Après avoir encerclé le domicile du ministre quelques temps, les policiers ont rebroussé chemin sans tenter d’entrer par la force. Ils étaient revenus encore une ou deux fois mais sans grand succès. Les commandants de la police nationale tchadienne ne peuvent pas, pour une banale histoire de plainte, ordonner à utiliser la force au risque de provoquer une effusion de sang chez Yaya Dillo, cousin du Président Déby, qui a des attaches à la fois chez les Béris et les Goranes de l’Ennedi et ainsi déstabiliser le régime du Maréchal du Tchad. Non, une telle situation n’est pas souhaitable et ne serait pas sage !

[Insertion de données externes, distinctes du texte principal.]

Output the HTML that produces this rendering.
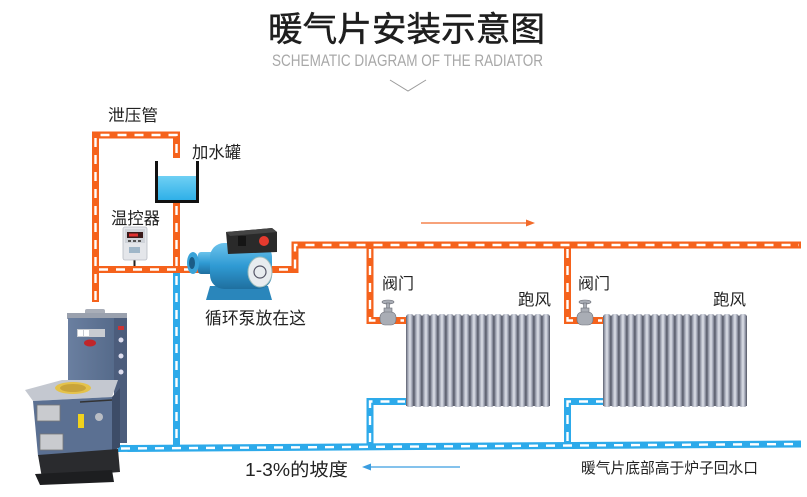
<!DOCTYPE html>
<html><head><meta charset="utf-8">
<style>
html,body{margin:0;padding:0;background:#fff;}
svg{display:block;}
text{font-family:"Liberation Sans","Noto Sans CJK SC",sans-serif;fill:#222;}
</style></head>
<body>
<svg width="807" height="497" viewBox="0 0 807 497" xmlns="http://www.w3.org/2000/svg">
<defs>
  <linearGradient id="col" x1="0" y1="0" x2="1" y2="0">
    <stop offset="0" stop-color="#5b5f6e"/>
    <stop offset="0.25" stop-color="#a9adbb"/>
    <stop offset="0.5" stop-color="#dfe2ea"/>
    <stop offset="0.75" stop-color="#9ea2b1"/>
    <stop offset="1" stop-color="#4f5361"/>
  </linearGradient>
  <linearGradient id="water" x1="0" y1="0" x2="0" y2="1">
    <stop offset="0" stop-color="#6fd0f4"/>
    <stop offset="1" stop-color="#2fb0e8"/>
  </linearGradient>
  <linearGradient id="pumpb" x1="0" y1="0" x2="0" y2="1">
    <stop offset="0" stop-color="#6cc3ec"/>
    <stop offset="0.5" stop-color="#2f9ad3"/>
    <stop offset="1" stop-color="#1f6f9f"/>
  </linearGradient>
  <linearGradient id="stovef" x1="0" y1="0" x2="1" y2="0">
    <stop offset="0" stop-color="#6a7fa0"/>
    <stop offset="1" stop-color="#556a8a"/>
  </linearGradient>
</defs>

<!-- Title -->
<text x="268" y="41" font-size="34" textLength="277" lengthAdjust="spacingAndGlyphs" style="fill:#1e1e1e;stroke:#1e1e1e;stroke-width:0.5">暖气片安装示意图</text>
<text x="272" y="66" font-size="17" textLength="271" lengthAdjust="spacingAndGlyphs" style="fill:#a8a8a8">SCHEMATIC DIAGRAM OF THE RADIATOR</text>
<polyline points="390,80 408,91 426,80" fill="none" stroke="#9a9a9a" stroke-width="1"/>

<!-- Orange pipes -->
<g fill="none" stroke="#f5621c" stroke-width="7" stroke-linejoin="miter" stroke-linecap="butt">
  <path d="M95.5 302 V135 H176.5 V158"/>
  <path d="M95.5 269.5 H200"/>
  <path d="M176.5 203 V269.5"/>
  <path d="M262 269.5 H295 V245 H801"/>
  <path d="M370 245 V320.5 H406"/>
  <path d="M567.5 245 V320.5 H604"/>
</g>
<g fill="none" stroke="#fff" stroke-width="2.4" stroke-dasharray="9 8">
  <path d="M95.5 300 V135 H176.5 V158"/>
  <path d="M99 269.5 H200"/>
  <path d="M176.5 206 V266"/>
  <path d="M262 269.5 H295 V245 H799"/>
  <path d="M370 249 V320.5 H404"/>
  <path d="M567.5 249 V320.5 H602"/>
</g>

<!-- Blue pipes -->
<g fill="none" stroke="#2daaea" stroke-width="7" stroke-linejoin="miter">
  <path d="M176.5 273 V448"/>
  <path d="M118 448.5 L801 444"/>
  <path d="M370 446 V401.5 H408"/>
  <path d="M567.5 445 V401.5 H606"/>
</g>
<g fill="none" stroke="#fff" stroke-width="2.4" stroke-dasharray="9 8">
  <path d="M176.5 276 V444"/>
  <path d="M121 448.5 L799 444"/>
  <path d="M370 442 V401.5 H405"/>
  <path d="M567.5 441 V401.5 H603"/>
</g>

<!-- Water tank -->
<rect x="158" y="176" width="38" height="24" fill="url(#water)"/>
<path d="M156.5 161 V201.5 H197.5 V161" fill="none" stroke="#111" stroke-width="3"/>

<!-- Thermostat -->
<line x1="134.5" y1="259" x2="134.5" y2="266" stroke="#222" stroke-width="2"/>
<rect x="123" y="227" width="24" height="33" rx="2" fill="#e4e6ea" stroke="#b8bcc4" stroke-width="0.8"/>
<rect x="125" y="229" width="20" height="14" fill="#cfd3d9"/>
<rect x="127" y="232" width="16" height="6" fill="#3a1a1a"/>
<rect x="129" y="233.5" width="9" height="3" fill="#e03030"/>
<rect x="128" y="240" width="3" height="2" fill="#555"/><rect x="133" y="240" width="3" height="2" fill="#555"/><rect x="138" y="240" width="3" height="2" fill="#555"/>
<rect x="129" y="247" width="11" height="6" fill="#9fb6c8"/>

<!-- Pump -->
<g>
  <polygon points="210,286 268,286 272,300 206,300" fill="#2a86bb"/>
  <rect x="198" y="252" width="18" height="22" rx="3" fill="url(#pumpb)"/>
  <ellipse cx="193" cy="263" rx="6" ry="11" fill="#3aa3d8"/>
  <ellipse cx="192" cy="263" rx="3" ry="6" fill="#1b5c86"/>
  <rect x="210" y="243" width="62" height="46" rx="14" fill="url(#pumpb)"/>
  <polygon points="226,232 272,228 277,232 277,252 228,254" fill="#2a2a2a"/>
  <polygon points="226,232 272,228 277,232 230,236" fill="#444"/>
  <circle cx="264" cy="241" r="5" fill="#e53a2e"/>
  <rect x="238" y="236" width="8" height="10" fill="#151515"/>
  <ellipse cx="260" cy="272" rx="12" ry="15" fill="#e8ecef" stroke="#9bb" stroke-width="1"/>
  <circle cx="260" cy="272" r="6" fill="none" stroke="#556" stroke-width="1.2"/>
</g>

<!-- Stove -->
<g>
  <rect x="85" y="309" width="20" height="6" rx="2" fill="#a9aeb8"/>
  <rect x="67" y="313" width="60" height="6" fill="#9aa1ae"/>
  <rect x="68" y="318" width="48" height="72" fill="url(#stovef)"/>
  <rect x="114" y="318" width="13" height="125" fill="#4c5d7c"/>
  <circle cx="121" cy="340" r="2.5" fill="#dde"/><circle cx="121" cy="356" r="2.5" fill="#dde"/><circle cx="121" cy="372" r="2.5" fill="#dde"/>
  <rect x="118" y="326" width="6" height="4" fill="#c33"/>
  <rect x="77" y="329" width="28" height="8" fill="#c8ccd2"/>
  <rect x="78" y="330" width="5" height="6" fill="#fff"/><rect x="84" y="330" width="5" height="6" fill="#fff"/>
  <ellipse cx="90" cy="343" rx="6" ry="3.5" fill="#c0262a"/>
  <polygon points="25,390 62,380 118,380 112,397 33,401" fill="#c4c8d0"/>
  <ellipse cx="73" cy="388" rx="18" ry="6" fill="#e4c24a"/>
  <ellipse cx="73" cy="388" rx="13" ry="4" fill="#c9a43a"/>
  <polygon points="33,401 112,397 112,452 38,456" fill="#5b7092"/>
  <polygon points="112,397 120,388 120,447 112,452" fill="#3d4c67"/>
  <rect x="37" y="405" width="23" height="16" fill="#c9cbcf" stroke="#777" stroke-width="0.8"/>
  <rect x="40" y="434" width="23" height="16" fill="#c9cbcf" stroke="#777" stroke-width="0.8"/>
  <rect x="78" y="414" width="6" height="14" fill="#f1d21c"/>
  <circle cx="99" cy="417" r="4" fill="#b9bdc4"/>
  <line x1="80" y1="402" x2="112" y2="400" stroke="#333" stroke-width="1.5"/>
  <polygon points="38,455 118,449 120,472 42,478" fill="#2a2b2e"/>
  <polygon points="35,474 112,470 114,482 40,485" fill="#1d1e20"/>
</g>

<!-- Radiator 1 -->
<g>
  <rect x="406" y="316" width="144" height="90" fill="#55596a"/>
  <g fill="url(#col)">
    <rect x="406" y="314" width="8" height="93" rx="3"/><rect x="414" y="314" width="8" height="93" rx="3"/>
    <rect x="422" y="314" width="8" height="93" rx="3"/><rect x="430" y="314" width="8" height="93" rx="3"/>
    <rect x="438" y="314" width="8" height="93" rx="3"/><rect x="446" y="314" width="8" height="93" rx="3"/>
    <rect x="454" y="314" width="8" height="93" rx="3"/><rect x="462" y="314" width="8" height="93" rx="3"/>
    <rect x="470" y="314" width="8" height="93" rx="3"/><rect x="478" y="314" width="8" height="93" rx="3"/>
    <rect x="486" y="314" width="8" height="93" rx="3"/><rect x="494" y="314" width="8" height="93" rx="3"/>
    <rect x="502" y="314" width="8" height="93" rx="3"/><rect x="510" y="314" width="8" height="93" rx="3"/>
    <rect x="518" y="314" width="8" height="93" rx="3"/><rect x="526" y="314" width="8" height="93" rx="3"/>
    <rect x="534" y="314" width="8" height="93" rx="3"/><rect x="542" y="314" width="8" height="93" rx="3"/>
  </g>
</g>
<!-- Radiator 2 -->
<g>
  <rect x="603" y="316" width="144" height="90" fill="#55596a"/>
  <g fill="url(#col)">
    <rect x="603" y="314" width="8" height="93" rx="3"/><rect x="611" y="314" width="8" height="93" rx="3"/>
    <rect x="619" y="314" width="8" height="93" rx="3"/><rect x="627" y="314" width="8" height="93" rx="3"/>
    <rect x="635" y="314" width="8" height="93" rx="3"/><rect x="643" y="314" width="8" height="93" rx="3"/>
    <rect x="651" y="314" width="8" height="93" rx="3"/><rect x="659" y="314" width="8" height="93" rx="3"/>
    <rect x="667" y="314" width="8" height="93" rx="3"/><rect x="675" y="314" width="8" height="93" rx="3"/>
    <rect x="683" y="314" width="8" height="93" rx="3"/><rect x="691" y="314" width="8" height="93" rx="3"/>
    <rect x="699" y="314" width="8" height="93" rx="3"/><rect x="707" y="314" width="8" height="93" rx="3"/>
    <rect x="715" y="314" width="8" height="93" rx="3"/><rect x="723" y="314" width="8" height="93" rx="3"/>
    <rect x="731" y="314" width="8" height="93" rx="3"/><rect x="739" y="314" width="8" height="93" rx="3"/>
  </g>
</g>

<!-- Valves -->
<g fill="#a9adb5" stroke="#6d7079" stroke-width="0.6">
  <ellipse cx="388" cy="302" rx="6" ry="2"/>
  <rect x="386.5" y="303" width="3" height="7"/>
  <rect x="384" y="308" width="8" height="5"/>
  <rect x="380" y="312" width="16" height="13" rx="5"/>
  <ellipse cx="585" cy="302" rx="6" ry="2"/>
  <rect x="583.5" y="303" width="3" height="7"/>
  <rect x="581" y="308" width="8" height="5"/>
  <rect x="577" y="312" width="16" height="13" rx="5"/>
</g>

<!-- Flow arrows -->
<line x1="421" y1="223" x2="528" y2="223" stroke="#f26b2a" stroke-width="1.3"/>
<polygon points="526,219.5 535,223 526,226.5" fill="#f26b2a"/>
<line x1="460" y1="467" x2="370" y2="467" stroke="#3a9de0" stroke-width="1.3"/>
<polygon points="371,463.5 362,467 371,470.5" fill="#3a9de0"/>

<!-- Labels -->
<text x="108" y="121" font-size="16.5" textLength="50" lengthAdjust="spacingAndGlyphs">泄压管</text>
<text x="192" y="158" font-size="16.5" textLength="49" lengthAdjust="spacingAndGlyphs">加水罐</text>
<text x="111" y="224" font-size="16.5" textLength="49" lengthAdjust="spacingAndGlyphs">温控器</text>
<text x="205" y="324" font-size="17" textLength="101" lengthAdjust="spacingAndGlyphs">循环泵放在这</text>
<text x="382" y="289" font-size="16" textLength="32" lengthAdjust="spacingAndGlyphs">阀门</text>
<text x="518" y="305" font-size="16" textLength="33" lengthAdjust="spacingAndGlyphs">跑风</text>
<text x="578" y="289" font-size="16" textLength="32" lengthAdjust="spacingAndGlyphs">阀门</text>
<text x="713" y="305" font-size="16" textLength="33" lengthAdjust="spacingAndGlyphs">跑风</text>
<text x="245" y="476" font-size="18" textLength="103" lengthAdjust="spacingAndGlyphs">1-3%的坡度</text>
<text x="581" y="473" font-size="14.7" textLength="177" lengthAdjust="spacingAndGlyphs">暖气片底部高于炉子回水口</text>
</svg>
</body></html>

La Dame qui a fait main basse sur toutes les sphères du pouvoir politique et du business au Tchad peut commander les ministres, gouverneurs, directeurs, administrateurs, … et autres tipayos de service. Mais là, les gens sont souvent semi-analphabètes et ne prennent leurs ordres que chez le dictateur en chef sans aucun intermédiaire et dans le strict respect de la hiérarchie militaire.
Et depuis lors, ni ministre de la Justice, ni procureur, ni avocat, plus personne n’a parlé de cette affaire jusqu’à ce jeudi 2 juillet 2020. On dit que quand deux éléphants se battent, c’est l’herbe qui souffre.
Audition à Iriba, à 74 km de la frontière du Soudan
En séjour privé au village, le Représentant Résident de la CEMAC en République du Tchad, Yaya Dillo Djerou a été finalement auditionné par une commission rogatoire de la police judiciaire, le jeudi 2 juillet, sur la place publique d’Iriba dans la province du Wadi Fira.
Face à un parterre de plus de 700 personnes venues soutenir l’ancien Conseiller particulier chargé de missions du Maréchal Idriss Déby, les agents de la police judiciaire, dépêchés de N’Djaména ont interrogé Yaya Dillo sur ses propos dans la vidéo publiée sur les réseaux sociaux. Il faut noter que l’homme qui a mobilisé 640 déserteurs de l’armée tchadienne, en octobre 2005, pour créer le mouvement politico-militaire baptisé Socle pour le changement, l’unité nationale et la démocratie (SCUD), est très populaire par là.
Yaya Dillo a expliqué calmement, point par point, aux enquêteurs, depuis l’affaire qui a opposé Ismaël Souleymane Lony à Khoudar Abderahim Acyl, frère de la Première Dame Hinda Déby jusqu’à cette nouvelle affaire, comment la justice est instrumentalisée au Tchad.
Il a aussi évoqué le cas du président de l’Organisation Tchadienne des Droits Humains (OTDH), Baradine Berdeï Targuio détenu en prison à l’Agence nationale de sécurité (ANS) depuis plus de 5 mois sans aucun jugement.